Incentivizes employers for participation in safety consultations and loss prevention programs. This provision will modify and enhance the incentives for employers to participate in safety and loss prevention training, including premium discounts and other measures.

Makes changes to Permanent Total Disability (PTD) and death benefits. PTD is a benefit designed to compensate employees who are totally disabled from working, on a permanent basis, due to a workplace injury. PTD benefits are paid for life to employees who cannot engage in any form of sustained remunerative employment using the employment skills that the employee has or may reasonably be expected to develop, and to employees who have lost multiple body parts or the use of multiple body parts.

Pursuant to the bill, employees who receive PTD benefits and who reach full retirement age will have their PTD replaced with Extended Benefit (EB) compensation. “Full retirement age” is defined as the age at which an employee is eligible for unreduced retirement benefit from a state retirement system (PERS, STRS, SERS, OPERS, etc.), or the age at which an employee reaches full retirement age for purposes of the Social Security Act. Employees who are at or within one year of full retirement age will receive PTD for two years before the benefit is converted to EB.

EB is paid as a percentage of the PTD benefit that the injured worker received prior to reaching full retirement age. For example, at least one year but less than two years of PTD will convert to an EB of 10 percent, whereas an employee with ten years or more of PTD will receive 100 percent. PTD is calculated by a formula that essentially works out to two-thirds of an employee’s wages, subject to certain caps and other rules. Employees who receive EB compensation will receive an annual 2 percent increase.

Additional death benefits are provided by the bill. In addition to the benefits under current law, the bill adds a $35,000 lump sum payment to be apportioned among dependents if there are more than one. The bill also provides for a $5,000 scholarship payable to dependents annually for up to four years.
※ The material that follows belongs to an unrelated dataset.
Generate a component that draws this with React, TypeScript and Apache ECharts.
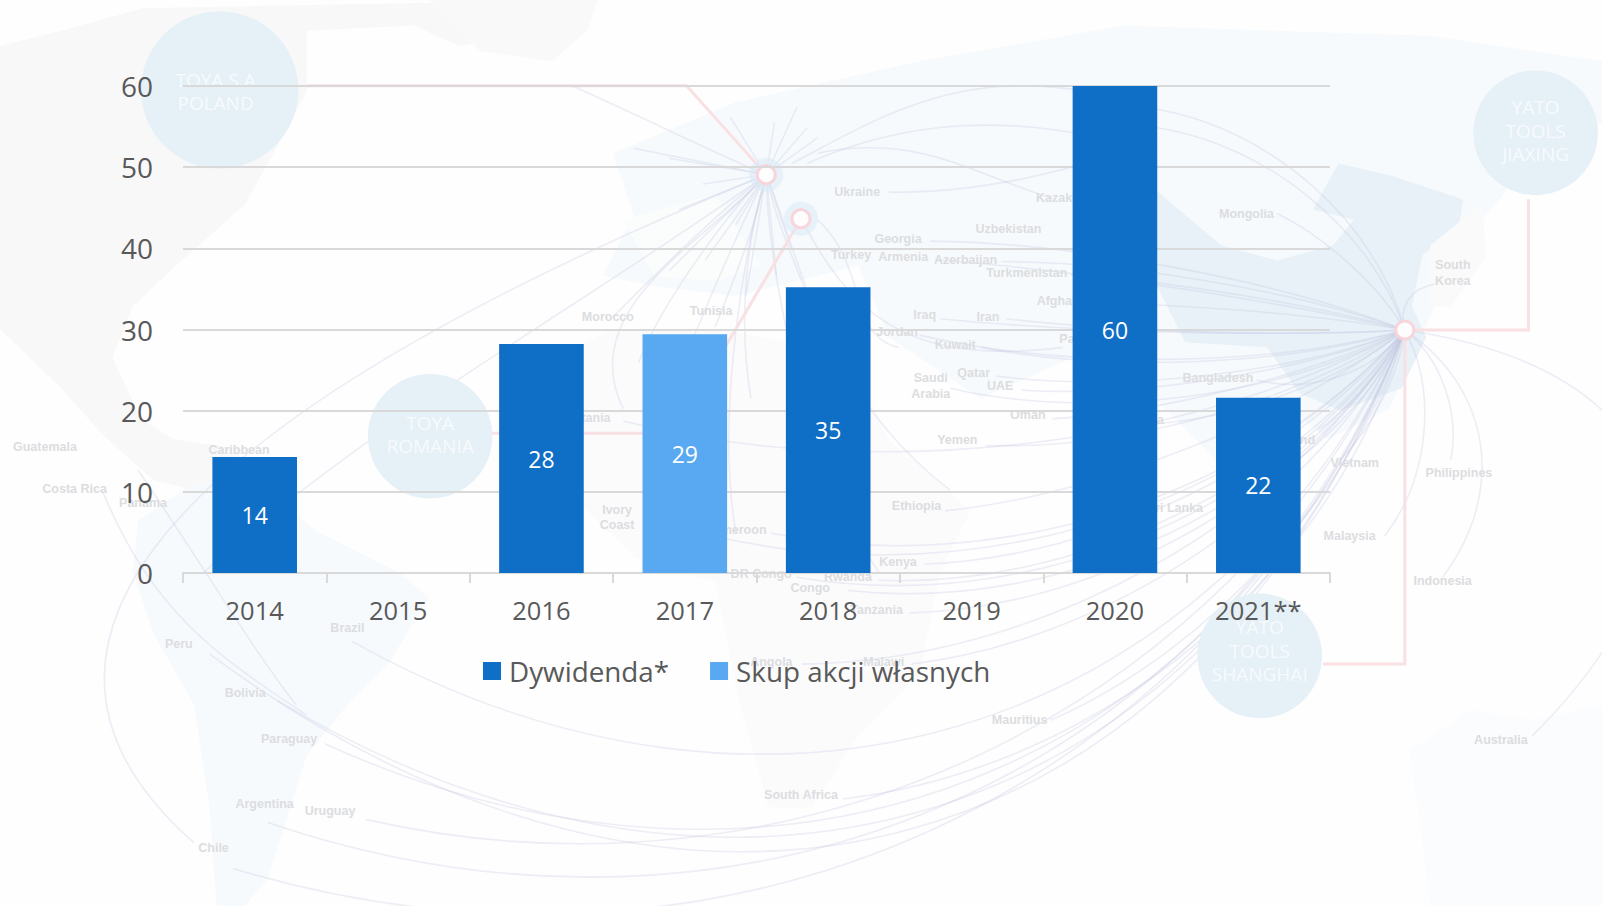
import React, { useEffect, useRef } from "react";
import * as echarts from "echarts";

const categories = ["2014", "2015", "2016", "2017", "2018", "2019", "2020", "2021**"];
const dywidenda = [14.3, null, 28.2, null, 35.2, null, 60, 21.6];
const skup = [null, null, null, 29.4, null, null, null, null];
const yTicks = { min: 0, max: 60, interval: 10 };

// Decorative backdrop (world-map picture of the original), in the coordinates of the shrunk 1568-wide view
const K = 1602 / 1568;
const HUB_CN: [number, number] = [1375, 323];
const HUB_EU: [number, number] = [750, 171];
const HUB_RO: [number, number] = [784, 214];

const lands: [string, number[][]][] = [
  ["#f8f8f9", [[0,45],[60,30],[140,8],[300,5],[585,0],[570,25],[450,45],[405,25],[300,30],[300,90],[262,160],[240,200],[172,260],[130,300],[110,350],[138,410],[170,430],[240,440],[200,482],[150,470],[100,425],[60,380],[0,322]]],
  ["#f9f9fa", [[420,0],[585,0],[575,30],[540,60],[470,50]]],
  ["#f7fafd", [[135,510],[190,472],[250,472],[310,520],[390,560],[420,585],[380,650],[340,690],[300,740],[262,860],[240,887],[212,887],[205,790],[190,690],[150,620],[130,560]]],
  ["#fbfbfc", [[555,345],[600,322],[700,322],[830,345],[870,430],[950,500],[920,560],[900,660],[840,720],[795,790],[752,790],[722,680],[700,570],[620,545],[565,490],[548,420]]],
  ["#f7fafc", [[600,150],[720,100],[900,60],[1100,25],[1400,35],[1568,60],[1568,120],[1480,180],[1430,240],[1395,320],[1360,400],[1300,430],[1245,385],[1200,460],[1130,390],[1050,350],[960,390],[870,330],[840,260],[720,290],[640,280],[590,270],[620,210]]],
  ["#fbfcfc", [[610,215],[700,190],[745,260],[700,275],[640,270]]],
  ["#e7f1f7", [[1130,185],[1195,240],[1250,255],[1305,240],[1325,215],[1285,205],[1310,160],[1362,172],[1432,195],[1428,222],[1392,250],[1382,300],[1396,330],[1372,380],[1312,402],[1272,385],[1240,340],[1160,335],[1125,265]]],
  ["#fbfcfd", [[1380,735],[1440,695],[1500,705],[1568,690],[1568,887],[1400,887]]],
  ["#fafafa", [[1400,240],[1450,200],[1455,250],[1420,300],[1400,300]]],
];

const circles: [number, number, number, number, number, string[]][] = [
  [215, 88, 77, 211, 89.5, ["TOYA S.A", "POLAND"]],
  [421, 427, 61, 421, 425.5, ["TOYA", "ROMANIA"]],
  [1503, 130, 61, 1503, 128, ["YATO", "TOOLS", "JIAXING"]],
  [1233, 642, 61, 1233, 637, ["YATO", "TOOLS", "SHANGHAI"]],
];

const redLines: number[][][] = [
  [[300,84],[672,84],[750,171]],
  [[480,424],[660,424],[784,214]],
  [[1496,195],[1496,323],[1375,323]],
  [[1375,323],[1375,650],[1295,650]],
];

const placeLabels: [string, number, number][] = [
  ["Ukraine",839,188],["Kazakhstan",1048,194],["Georgia",879,234],["Uzbekistan",987,224],["Turkey",833,250],["Armenia",884,252],["Azerbaijan",945,254],["Turkmenistan",1005,267],["Afghanistan",1050,295],["Iraq",905,308],["Iran",967,310],["Jordan",878,325],["Kuwait",935,338],["Pakistan",1062,332],["Saudi",911,370],["Arabia",911,386],["Qatar",953,365],["UAE",979,378],["Oman",1006,406],["Yemen",937,431],["Ethiopia",897,495],["Kenya",879,550],["Morocco",595,310],["Tunisia",696,304],["Mauritania",567,409],["Ivory",604,499],["Coast",604,514],["Cameroon",720,519],["DR Congo",745,562],["Congo",793,576],["Rwanda",830,565],["Tanzania",858,597],["Angola",755,648],["Malawi",865,648],["Mauritius",998,705],["South Africa",784,778],["Caribbean",234,440],["Guatemala",44,438],["Costa Rica",73,479],["Panama",140,492],["Brazil",340,615],["Peru",175,630],["Bolivia",240,678],["Paraguay",283,723],["Argentina",259,787],["Uruguay",323,794],["Chile",209,830],["Mongolia",1220,209],["South",1422,259],["Korea",1422,275],["Bangladesh",1192,370],["India",1125,411],["Sri Lanka",1150,497],["Thailand",1262,431],["Vietnam",1326,453],["Philippines",1428,463],["Malaysia",1321,525],["Indonesia",1412,569],["Australia",1469,724],
];

// [startX, startY, bend]: arcs running into the Chinese hub
const arcsCN: number[][] = [
  [205,640,460],[272,686,400],[318,728,345],[358,802,265],[262,805,330],[228,850,335],[345,628,330],
  [825,782,140],[1028,705,70],[785,650,110],[892,650,90],[890,600,90],[830,578,110],[860,568,90],[780,565,120],[905,552,70],[925,500,40],[755,522,110],[632,505,150],[610,412,90],
  [965,436,40],[1030,410,20],[1000,382,25],[975,368,30],[930,380,50],[960,340,30],[900,328,35],[985,312,10],[920,312,10],[910,236,-25],[915,254,-10],[980,256,-20],[1048,269,-10],[1062,297,-8],
  [1250,209,-15],[1133,107,-60],[1133,125,-55],[1230,372,30],[1190,497,30],[1125,415,25],[1290,421,10],[1312,450,14],[1355,525,38],[1405,278,18],[1420,450,24],[1412,565,75],[1500,720,240],
];

// [startX, startY, c1x, c1y, c2x, c2y, endX, endY]: free arcs
const arcsFree: number[][] = [
  [190,825,-20,640,140,420,750,171],
  [100,480,150,600,210,640,300,700],
  [135,460,190,540,250,640,290,690],
  [560,84,640,120,700,150,750,171],
  [775,160,870,110,960,50,1133,107],
  [790,160,880,120,990,105,1133,150],
  [800,150,900,130,950,170,1030,194],
  [870,188,960,190,1060,165,1133,135],
  [800,215,850,260,830,330,880,340],
  [784,214,830,300,880,360,1040,340],
  [200,560,350,420,600,280,750,171],
  [600,310,640,270,700,210,750,171],
  [625,355,650,290,720,200,750,171],
  [655,390,690,300,730,210,750,171],
  [610,400,560,300,700,230,750,171],
  [700,320,720,270,740,220,750,171],
  [735,390,720,300,735,220,750,171],
  [720,520,700,400,730,240,750,171],
  [790,290,780,260,760,220,750,171],
  [930,480,800,380,780,240,750,171],
  [860,560,780,440,750,240,750,171],
];

// [endX, endY]: short spokes around the Polish hub
const spokes: number[][] = [
  [620,145],[655,155],[665,205],[690,255],[655,265],[720,220],[730,290],[760,270],[775,245],[758,120],[780,105],[790,125],[715,115],[800,135],[688,180],
];

function arcShape(sx: number, sy: number, bend: number, ex: number, ey: number) {
  const dx = ex - sx, dy = ey - sy, len = Math.hypot(dx, dy) || 1;
  const nx = -dy / len, ny = dx / len;
  return {
    x1: sx * K, y1: sy * K, x2: ex * K, y2: ey * K,
    cpx1: (sx + dx * 0.3 + nx * bend) * K, cpy1: (sy + dy * 0.3 + ny * bend) * K,
    cpx2: (sx + dx * 0.72 + nx * bend) * K, cpy2: (sy + dy * 0.72 + ny * bend) * K,
  };
}

const ARC_STYLE = { stroke: "rgba(196,200,224,0.3)", lineWidth: 1.6, fill: "none" };
const RED = "#f9e0e3";

function backdrop(): any[] {
  const out: any[] = [];
  out.push({ type: "rect", shape: { x: 0, y: 0, width: 1602, height: 906 }, style: { fill: "#fefefe" }, silent: true, z: -10 });
  lands.forEach(([fill, pts]) =>
    out.push({ type: "polygon", shape: { points: pts.map(([x, y]) => [x * K, y * K]) }, style: { fill }, silent: true, z: -9 }));
  arcsCN.forEach(([x, y, b]) =>
    out.push({ type: "bezierCurve", shape: arcShape(x, y, b, HUB_CN[0], HUB_CN[1]), style: ARC_STYLE, silent: true, z: -8 }));
  arcsFree.forEach(([a, b, c, d, e, f, g, h]) =>
    out.push({ type: "bezierCurve", shape: { x1: a*K, y1: b*K, cpx1: c*K, cpy1: d*K, cpx2: e*K, cpy2: f*K, x2: g*K, y2: h*K }, style: ARC_STYLE, silent: true, z: -8 }));
  spokes.forEach(([x, y]) =>
    out.push({ type: "line", shape: { x1: HUB_EU[0]*K, y1: HUB_EU[1]*K, x2: x*K, y2: y*K }, style: { stroke: "rgba(196,205,228,0.34)", lineWidth: 1.5 }, silent: true, z: -8 }));
  redLines.forEach((pts) =>
    out.push({ type: "polyline", shape: { points: pts.map(([x, y]) => [x*K, y*K]) }, style: { stroke: RED, lineWidth: 3, fill: "none" }, silent: true, z: -7 }));
  [HUB_EU, HUB_RO, HUB_CN].forEach(([x, y], i) => {
    if (i < 2) out.push({ type: "circle", shape: { cx: x*K, cy: y*K, r: 17 }, style: { fill: "rgba(218,234,245,0.55)" }, silent: true, z: -7 });
    out.push({ type: "circle", shape: { cx: x*K, cy: y*K, r: 9 }, style: { fill: "#fdfdfe", stroke: "#f7d5da", lineWidth: 3 }, silent: true, z: -6 });
  });
  circles.forEach(([x, y, r, tx, ty, lines]) => {
    out.push({ type: "circle", shape: { cx: x*K, cy: y*K, r: r*K }, style: { fill: "#e5f0f7" }, silent: true, z: -6 });
    lines.forEach((t, i) =>
      out.push({ type: "text", silent: true, z: -5, x: tx*K, y: (ty + (i - (lines.length - 1) / 2) * 23) * K,
        style: { text: t, fill: "#f7fbfd", font: "19px 'Open Sans'", textAlign: "center", textVerticalAlign: "middle" } }));
  });
  placeLabels.forEach(([t, x, y]) =>
    out.push({ type: "text", silent: true, z: -5, x: x*K, y: y*K,
      style: { text: t, fill: "#dcdde0", font: "bold 12.5px 'Liberation Sans'", textAlign: "center", textVerticalAlign: "middle" } }));
  return out;
}

export default function App() {
  const ref = useRef<HTMLDivElement>(null);
  useEffect(() => {
    document.body.style.margin = "0";
    const chart = echarts.init(ref.current!, null, { renderer: "svg" });
    const label = {
      show: true, position: "inside", color: "#ffffff", fontFamily: "Open Sans", fontSize: 23,
      formatter: (p: any) => String(Math.round(p.value)),
    };
    chart.setOption({
      animation: false,
      backgroundColor: "#fefefe",
      textStyle: { fontFamily: "Open Sans" },
      graphic: backdrop(),
      grid: { left: 183, right: 272, top: 86, bottom: 333, containLabel: false },
      legend: {
        left: 478, top: 652, itemWidth: 18, itemHeight: 18, itemGap: 41,
        icon: "rect",
        textStyle: { color: "#595959", fontFamily: "Open Sans", fontSize: 27.8, padding: [0, 0, 0, 3] },
        data: ["Dywidenda*", "Skup akcji własnych"],
      },
      xAxis: {
        type: "category", data: categories,
        axisLine: { lineStyle: { color: "#d9d9d9", width: 2 } },
        axisTick: { show: true, alignWithLabel: false, length: 10, lineStyle: { color: "#d9d9d9", width: 2 } },
        axisLabel: { color: "#595959", fontSize: 25.5, margin: 24, interval: 0 },
      },
      yAxis: {
        type: "value", ...yTicks,
        axisLine: { show: false }, axisTick: { show: false },
        axisLabel: { color: "#595959", fontSize: 28, margin: 30, lineHeight: 28, padding: [0, 0, 5, 0] },
        splitLine: { lineStyle: { color: "#d9d9d9", width: 2 } },
      },
      series: [
        { name: "Dywidenda*", type: "bar", data: dywidenda, barWidth: "59%", barGap: "-100%", itemStyle: { color: "#0f6ec6" }, label },
        { name: "Skup akcji własnych", type: "bar", data: skup, barWidth: "59%", itemStyle: { color: "#58a8f2" }, label },
      ],
    });
    return () => chart.dispose();
  }, []);
  return <div ref={ref} style={{ position: "absolute", left: 0, top: 0, width: 1602, height: 906 }} />;
}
Dependents cannot receive the scholarship until they receive a high school diploma or GED.

HB 380

Prohibits illegal and unauthorized aliens from receiving compensation and certain benefits. This bill adds to the definition of “employee” for purpose of workers’ compensation law. Under current law, employee is defined broadly as “every person in the service of any person, firm, or private corporation, including any public service corporation, that employs one or more persons regularly in the same business or in or about the same establishment under any contract of hire, express or implied, oral or written, including aliens.” This bill qualifies that definition to include only aliens authorized to work by the U.S. Department of Homeland Security.

Under the bill, “illegal alien” means an alien who is deportable if apprehended because of one of the following: (1) The alien entered the United States illegally without the proper authorization and documents. (2) The alien once entered the United States legally and has since violated the terms of the status under which the alien entered the United States, making that alien an “out of status” alien. (3) The alien once entered the United States legally but has overstayed the time limits of the original legal status.

The bill defines “unauthorized alien” as an alien who is not authorized to be employed as determined in accordance with the Immigration Reform and Control Act.

Update

On November 29, the House Insurance Committee adopted an omnibus amendment from the sponsor of HB 380 and then voted to accept the bill.

The amendment eases some of the policies that were controversial and contentious for opponents of the bill, such as employee advocates. One of the main provisions in the amendment allows a U.S. citizen who is a dependent of an undocumented worker to receive a death benefit in the event of the worker’s death, equal to the amount entitled to the dependent of a U.S. citizen.

The amendment also adds language that creates a rebuttable presumption that a worker was hired with legal working status.

Next, the bill will go before the full House for a vote and is expected to pass with ease.